一方、左寄りとされるガーディアン紙は、保守党内の強硬離脱派がメイ首相に5月の地方選挙後、首相を辞職するように求めているという。2019年末に想定される党首の信任投票でメイが敗れると見て、新しい党首・首相でEUとの次の段階の交渉を進めるべきだというのである。

メイ首相はこれまで窮地を乗り越えてきた。1月にメイ首相の案が歴史的な大差で否決されてもメイ首相は生き延びてきた。もう一ヶ月ほどで離脱日が来るというこの段階にきても、メイ首相は3月29日の離脱日を延長する考えはないと繰り返し主張し、逆に、下院議員たちに、「私の合意案」か「合意なしの離脱」の二者択一だと主張し続けている。合意なしの離脱に反対する保守党や野党の労働党らの議員たちに、それなら私の合意案に賛成せよと迫ってきたのである。もちろんこの議論自体おかしい。これまで労働党らの意見も聞かず、勝手に自分で合意案を作ってこれしかないと主張しているからである。

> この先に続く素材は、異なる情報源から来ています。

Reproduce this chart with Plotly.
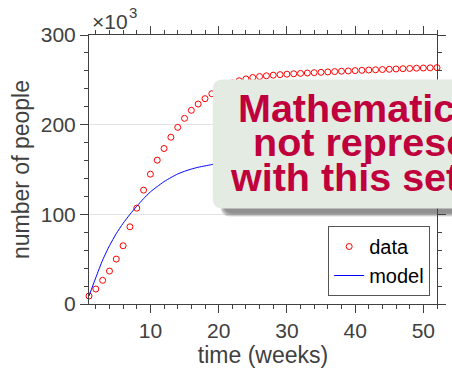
import plotly.graph_objects as go

# ---- data (counts in thousands of people) ----
weeks = list(range(1, 53))
data_k = [8.9, 16.7, 26.4, 36.7, 50.1, 65.0, 86.1, 106.9, 127.0, 144.8,
          160.4, 173.4, 186.0, 197.0, 207.0, 216.0, 223.0, 229.0, 234.5, 239.5,
          243.5, 246.5, 249.0, 251.0, 252.6, 253.7, 254.5, 255.2, 255.8, 256.3,
          256.8, 257.2, 257.6, 258.0, 258.4, 258.8, 259.2, 259.6, 259.9, 260.3,
          260.6, 260.9, 261.2, 261.5, 261.8, 262.1, 262.4, 262.7, 263.0, 263.2,
          263.4, 263.6]
model_k = [8.9, 29.5, 49.0, 65.0, 78.5, 90.0, 100.0, 109.0, 117.5, 125.0,
           131.0, 136.5, 141.0, 145.0, 148.0, 150.5, 152.5, 154.0, 155.5, 156.5,
           157.5, 158.3, 159.0, 159.6, 160.1, 160.5, 160.9, 161.2, 161.5, 161.7,
           161.9, 162.1, 162.2, 162.3, 162.4, 162.5, 162.6, 162.7, 162.8, 162.8,
           162.9, 162.9, 163.0, 163.0, 163.1, 163.1, 163.1, 163.2, 163.2, 163.2,
           163.3, 163.3]
y_ticks = [0, 100, 200, 300]
y_ticktext = ["0", "100", "200", "300"]
x_ticks = [10, 20, 30, 40, 50]

callout_lines = ["Mathematical model is", "not representative", "with this set of data"]

W, H = 452, 373
ML, MR, MT, MB = 89, 6, 35, 69
PW, PH = W - ML - MR, H - MT - MB

def px_x(px):
    return (px - ML) / PW

def px_y(py):
    return (H - MB - py) / PH

def rounded_rect(x0, y0, x1, y1, r):
    """Rounded rectangle path (pixel corners) in paper coordinates."""
    X = px_x
    Y = px_y
    return (f"M {X(x0 + r)},{Y(y0)} L {X(x1 - r)},{Y(y0)} "
            f"Q {X(x1)},{Y(y0)} {X(x1)},{Y(y0 + r)} "
            f"L {X(x1)},{Y(y1 - r)} Q {X(x1)},{Y(y1)} {X(x1 - r)},{Y(y1)} "
            f"L {X(x0 + r)},{Y(y1)} Q {X(x0)},{Y(y1)} {X(x0)},{Y(y1 - r)} "
            f"L {X(x0)},{Y(y0 + r)} Q {X(x0)},{Y(y0)} {X(x0 + r)},{Y(y0)} Z")

AX = "#404040"
FONT = "Liberation Sans, Arial, sans-serif"

fig = go.Figure()
fig.add_trace(go.Scatter(
    x=weeks, y=data_k, mode="markers", name="data", cliponaxis=False,
    marker=dict(symbol="circle-open", size=6, color="#ff0000",
                line=dict(width=1, color="#ff0000"))))
fig.add_trace(go.Scatter(
    x=weeks, y=model_k, mode="lines", name="model",
    line=dict(color="#0000ff", width=1, shape="spline", smoothing=0.6)))

# callout box with soft drop shadow
shapes = []
bx0, by0, bx1, by1 = 216, 79.5, 480, 208.5
for k in range(4):
    shapes.append(dict(type="path", xref="paper", yref="paper", layer="above",
                       path=rounded_rect(bx0 + 11 - k, by0 + 8 - k, bx1, by1 + 5 + k, 10),
                       fillcolor="rgba(70,70,70,0.2)", line=dict(width=0)))
shapes.append(dict(type="path", xref="paper", yref="paper", layer="above",
                   path=rounded_rect(bx0, by0, bx1, by1, 10),
                   fillcolor="#e3ebe3", line=dict(width=0)))

# axis multiplier label above the y axis
annotations = [
    dict(text="×10", xref="paper", yref="paper", x=px_x(90), y=px_y(22),
         xanchor="left", yanchor="middle", showarrow=False,
         font=dict(size=21, color=AX, family=FONT)),
    dict(text="3", xref="paper", yref="paper", x=px_x(128), y=px_y(12),
         xanchor="left", yanchor="middle", showarrow=False,
         font=dict(size=15, color=AX, family=FONT)),
]
line_left = [240, 255, 232]
line_mid = [108, 142, 177]
for txt, lx, ly in zip(callout_lines, line_left, line_mid):
    annotations.append(dict(text=txt, xref="paper", yref="paper",
                            x=px_x(lx), y=px_y(ly), xanchor="left", yanchor="middle",
                            showarrow=False,
                            font=dict(size=39.5, color="#c0003c", weight="bold",
                                      family=FONT)))

fig.update_layout(
    width=W, height=H, margin=dict(l=ML, r=MR, t=MT, b=MB),
    plot_bgcolor="white", paper_bgcolor="white",
    font=dict(family=FONT, size=21, color=AX),
    shapes=shapes, annotations=annotations,
    legend=dict(x=px_x(439), y=px_y(296), xanchor="right", yanchor="bottom",
                bgcolor="white", bordercolor="#555555", borderwidth=1,
                font=dict(size=20, color="black"), itemwidth=30,
                tracegroupgap=0),
    xaxis=dict(range=[1, 52], tickvals=x_ticks, ticks="outside", ticklen=8,
               tickwidth=1, tickcolor=AX, showline=True, linecolor=AX,
               linewidth=1, mirror="ticks", showgrid=False, zeroline=False,
               minor=dict(dtick=2, tick0=0, ticks="outside", ticklen=4,
                          tickcolor=AX, showgrid=False),
               title=dict(text="time (weeks)", font=dict(size=23, color=AX),
                          standoff=5)),
    yaxis=dict(range=[0, 300], tickvals=y_ticks, ticktext=y_ticktext,
               ticks="outside", ticklen=8, tickwidth=1, tickcolor=AX,
               showline=True, linecolor=AX, linewidth=1, mirror="ticks",
               showgrid=True, gridcolor="#e3e3e3", zeroline=False,
               minor=dict(dtick=20, tick0=0, ticks="outside", ticklen=4,
                          tickcolor=AX, showgrid=False),
               title=dict(text="number of people", font=dict(size=23, color=AX),
                          standoff=4)),
)

fig.write_html("out.html")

いずれにしても、いまや下院議員たちの辛抱も限界にきている。メイ首相がERGの納得できる譲歩をEU側から勝ち取れる見込みはない。メイ首相が何らかの行動に出るか、下院が主導権を握るか、2月27日の投票は大きな意味を持つ。

労働党・保守党下院議員の離党

2019年2月18日、労働党所属の8名の下院議員が労働党を離党した。そして2日後、保守党所属の3名の下院議員が保守党を離党し、元労働党下院議員らの作った「独立グループ」に参加した。今やそのグループは11名となった。

今のところ、保守党下院議員が離党した2月20日以降に行われた世論調査は発表されていないが、労働党の下院議員が離党した後の反応は、いくつかの世論調査に出ている。

最も新しいものは、YouGovによるもので、以下のような結果となっている。

保守党                                    38%

労働党                                    26%

独立グループ                        14%

自民党                                    7%

その他                                    15%

独立グループは、保守党、労働党、自民党から支持を奪っているが、最も大きな影響を受けているのは労働党である。労働党支持者の中にどの党を支持するかわからないという層が増えていることがその一つの理由である。これには、この世論調査に2月20日の保守党下院議員3名の離党が反映されていないことがあろう。保守党支持者にも保守党下院議員の離党でどれを支持するか考える人も出るだろうからである。

他にも独立グループが8%、もしくは10%の支持があるなどという世論調査がある。ただし、現在のようなブレクシットでもたらされている沈滞したムードの中では、新しいものに共感する少なくとも一時的な動きは出てくるだろう。

問題は、世論調査でかなりの支持を集めたとしても、それを実際に反映するには、このグループが全国的なネットワークで候補者を立て、その支持を集約していく作業が必要な点だ。考え方の近い自民党との協力がカギとなる。

今後、労働党・保守党を離党してこのグループにさらに加わる動きがでるか注目される。